By using RigUp’s platform to source contractors, these major companies saw a threefold increase in their overall sourcing speed and a 40% decrease in contractor onboarding. That equates to crews getting to work more quickly and, from the outset, working more effectively.

And even more important for long-term cost control and labor retention, these oilfield service companies are no longer flying blind. RigUp’s analytics gives their partners insight into important market data — like current, location-specific market pricing — to help them manage labor costs and remain competitive as oilfield activity intensifies.

And at the end of the day, the contractors are happy, too. They get paid faster, and take home more of their pay. They also tell their friends about RigUp, which makes our network across the country incredibly strong. No matter where you’re operating, RigUp likely has a strong pool of contingent labor ready to get to work.

 

Oilfield Consulting Firm Transparency: Payment Terms

With data from over 165 existing firms, we found that the average consulting firm pays their contractors in 27 days, with some firms taking as long as 60 days.  That is a long time to wait for payment, even if you can afford to do so.

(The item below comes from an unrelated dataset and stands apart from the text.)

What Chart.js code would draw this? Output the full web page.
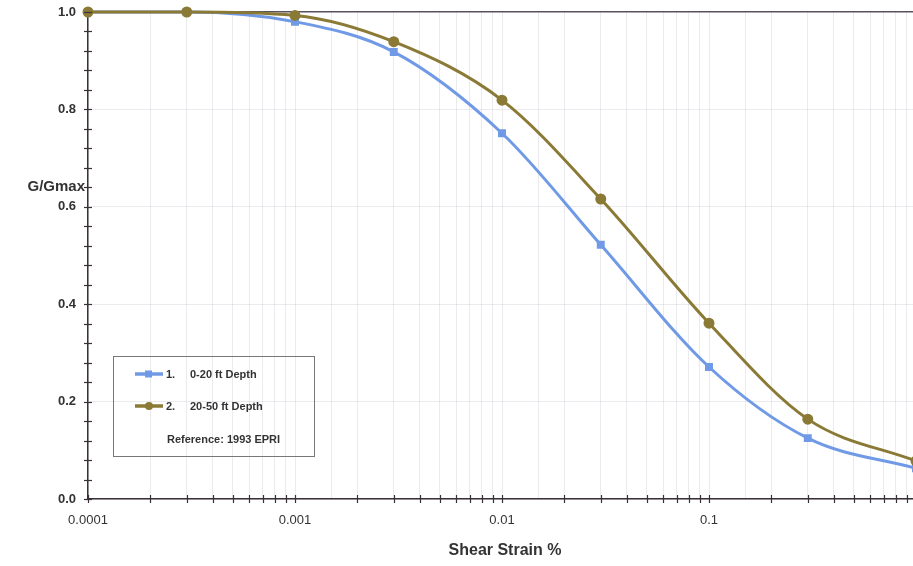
<!DOCTYPE html>
<html><head><meta charset="utf-8">
<script src="https://cdn.jsdelivr.net/npm/chart.js@4/dist/chart.umd.min.js"></script>
<style>
html,body{margin:0;padding:0;background:#fff;overflow:hidden;}
#wrap{width:923px;height:566px;}
</style></head>
<body><div id="wrap"><canvas id="c"></canvas></div>
<script>
const strain = [0.0001, 0.0003, 0.001, 0.003, 0.01, 0.03, 0.1, 0.3, 1];
const gShallow = [1.0, 1.0, 0.98, 0.918, 0.751, 0.522, 0.271, 0.125, 0.063];
const gDeep = [1.0, 1.0, 0.993, 0.939, 0.819, 0.616, 0.361, 0.164, 0.078];
const seriesNames = ["0-20 ft Depth", "20-50 ft Depth"];
const seriesNums = ["1.", "2."];
const legendNote = "Reference: 1993 EPRI";
const yTicks = [0, 0.2, 0.4, 0.6, 0.8, 1.0];
const xTickLabels = [0.0001, 0.001, 0.01, 0.1, 1];
const xTitle = "Shear Strain %";
const yTitle = "G/Gmax";

const blue = "#709ae6";
const olive = "#8a7a36";
const faint = "rgba(195,195,210,0.35)";

const extras = {
  id: "extras",
  afterDraw(chart) {
    const ctx = chart.ctx, x = chart.scales.x, y = chart.scales.y, a = chart.chartArea;
    ctx.save();
    ctx.strokeStyle = "#3a3038";
    ctx.lineWidth = 1.2;
    for (let i = 0; i <= 25; i++) {
      const py = Math.round(y.getPixelForValue(i * 0.04)) + 0.5;
      ctx.beginPath(); ctx.moveTo(a.left - 4, py); ctx.lineTo(a.left + 4, py); ctx.stroke();
    }
    for (let d = -4; d < 0; d++) {
      for (let m = 1; m <= 9; m++) {
        const v = m * Math.pow(10, d);
        const px = Math.round(x.getPixelForValue(v)) + 0.5;
        ctx.beginPath(); ctx.moveTo(px, a.bottom - 4); ctx.lineTo(px, a.bottom + 4); ctx.stroke();
      }
    }
    ctx.fillStyle = "#333";
    ctx.font = "bold 16px 'Liberation Sans', Arial, sans-serif";
    ctx.textAlign = "center"; ctx.textBaseline = "middle";
    ctx.fillText(xTitle, 505, 551);
    ctx.font = "bold 15px 'Liberation Sans', Arial, sans-serif";
    ctx.textAlign = "right";
    ctx.fillText(yTitle, 85, 187);
    ctx.strokeStyle = "#777"; ctx.lineWidth = 1;
    ctx.strokeRect(113.5, 356.5, 201, 100);
    const rows = [374, 406];
    const cols = [blue, olive];
    ctx.font = "bold 11px 'Liberation Sans', Arial, sans-serif";
    ctx.textAlign = "left";
    for (let i = 0; i < 2; i++) {
      ctx.strokeStyle = cols[i]; ctx.lineWidth = 3.5;
      ctx.beginPath(); ctx.moveTo(135, rows[i]); ctx.lineTo(163, rows[i]); ctx.stroke();
      ctx.fillStyle = cols[i];
      if (i === 0) { ctx.fillRect(145, rows[i] - 3.5, 7, 7); }
      else { ctx.beginPath(); ctx.arc(149, rows[i], 4, 0, Math.PI * 2); ctx.fill(); }
      ctx.fillStyle = "#333";
      ctx.fillText(seriesNums[i], 166, rows[i] + 1);
      ctx.fillText(seriesNames[i], 190, rows[i] + 1);
    }
    ctx.fillText(legendNote, 167, 440);
    ctx.restore();
  }
};

new Chart(document.getElementById("c"), {
  type: "line",
  data: {
    datasets: [
      { label: seriesNames[0], data: strain.map((v, i) => ({x: v, y: gShallow[i]})), order: 1,
        borderColor: blue, backgroundColor: blue, borderWidth: 3, pointStyle: "rect",
        pointRadius: 3.5, pointHoverRadius: 3.5, cubicInterpolationMode: "monotone", clip: false },
      { label: seriesNames[1], data: strain.map((v, i) => ({x: v, y: gDeep[i]})), order: 0,
        borderColor: olive, backgroundColor: olive, borderWidth: 3, pointStyle: "circle",
        pointRadius: 4, pointHoverRadius: 4, cubicInterpolationMode: "monotone", clip: false }
    ]
  },
  options: {
    responsive: true, maintainAspectRatio: false, animation: false,
    layout: { padding: { top: 12, right: 1, left: 0, bottom: 0 } },
    plugins: { legend: { display: false }, tooltip: { enabled: false } },
    scales: {
      x: {
        type: "logarithmic", min: 0.0001, max: 1,
        afterFit(s) { s.height = 67; s.paddingLeft = 0; s.paddingRight = 0; },
        border: { display: true, color: "#3a3038", width: 1.5 },
        grid: { drawTicks: false, color: faint, lineWidth: 1 },
        ticks: {
          autoSkip: false, maxRotation: 0, padding: 14, color: "#333",
          font: { family: "'Liberation Sans', Arial, sans-serif", size: 13 },
          callback(v) {
            const l = xTickLabels.find(t => Math.abs(t - v) / t < 1e-6);
            return l !== undefined && l < 1 ? String(l) : "";
          }
        }
      },
      y: {
        min: 0, max: 1,
        afterFit(s) { s.width = 88; s.paddingTop = 0; s.paddingBottom = 0; },
        afterBuildTicks(s) { s.ticks = yTicks.map(v => ({value: v})); },
        border: { display: true, color: "#3a3038", width: 1.5 },
        grid: { drawTicks: false,
          color: c => (c.tick && c.tick.value === 1 ? "#5a5060" : faint),
          lineWidth: c => (c.tick && c.tick.value === 1 ? 1.5 : 1) },
        ticks: {
          padding: 12, color: "#333",
          font: { family: "'Liberation Sans', Arial, sans-serif", size: 13, weight: "bold" },
          callback(v) { return Number(v).toFixed(1); }
        }
      }
    }
  },
  plugins: [extras]
});
</script></body></html>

However, what is even more concerning is the fact that this duration is typically a direct indicator of how much credit risk you might be unknowingly taking.  In most cases if a firm cannot afford to pay you until they get paid, then they cannot afford to pay you, if they don’t get paid!  Even worse, we have seen multiple cases of consultants not getting paid by a firm because the firm they were working with had a different client that did not pay their bills, thus bankrupting the company and taking everyones hard earned money with them.

At RigUp, you always have the ability to be paid in less than 5 business days.  In some cases, our clients require that they first verify a job-sheet before we can release payment, which can delay our ability to process payment by a couple of days.

We are able to pay consultants and then wait to get paid through extensive credit facilities that are tailored to provide 100% credit security back to you.